- Directed by: Victory Vasu
- Screenplay by: Victory Vasu
- Story by: Anees Bazmee
- Produced by: Parimala Jaggesh Farzana Khan R Srinivasan
- Starring: Jaggesh Shraddha Arya Siya Gautham
- Cinematography: P. K. H. Das
- Edited by: K. M. Prakash
- Music by: Jayapaul
- Production company: Om Sri Lakshmi Narasimha Cine Productions
- Release date: 22 April 2011;
- Country: India
- Language: Kannada

= Double Decker (2011 film) =

Double Decker is a 2011 Indian Kannada comedy film directed by Victory Vasu and starring Jaggesh, Shraddha Arya and Siya Gautham. The film is a remake of Govinda and Raveena Tandon starrer Hindi film, Sandwich and was released on 22 April 2011.

== Soundtrack ==
Jayapaul has composed the soundtrack.

| No. | Title | Singer(s) | Length |
|---|---|---|---|
| 1. | "Darling Darling" | Srinivas |  |
| 2. | "IPod Thara" | Sujith, Vijayaa Shanker |  |
| 3. | "Tunta Tunta Hey Tunta" | Karthik, Vijayaa Shanker |  |
| 4. | "Kanase Kanase Nanna Saviganase" | Anuradha Sriram, Shweta Mohan |  |

== Reception ==
=== Critical response ===

A critic from The Times of India scored the film at 3.5 out of 5 stars and says "The rest is for the audience to enjoy. Shradha Arya and Siya Gautham have excelled in their roles. Tennis Krishna does a good job as a film director.

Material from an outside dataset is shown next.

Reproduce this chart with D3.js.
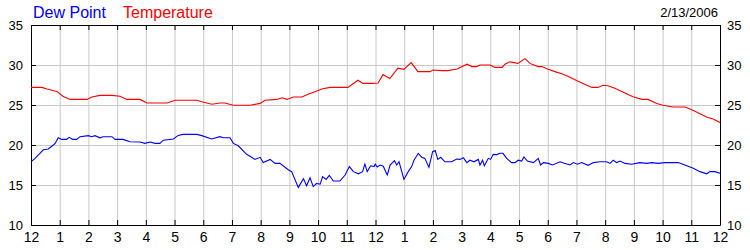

Music by Purandar Jaipal and camera by P K H Das impress". B S Srivani from Deccan Herald wrote "Purandar Jaipal’s music is a pleasant surprise while PKH Das is his usual self. Prakash’s crisp editing cuts out superfluous stuff, leaving the viewers to enjoy this desi sandwich. Double Decker with its double entendres is a definite time pass on a muggy afternoon". A critic from NDTV wrote "Veteran actors Avinash, Shobharaj, Chandrashekhar have performed their roles with ease. P.K.H. Doss' camera work is really good, but the other technical aspects of the movie are just ordinary".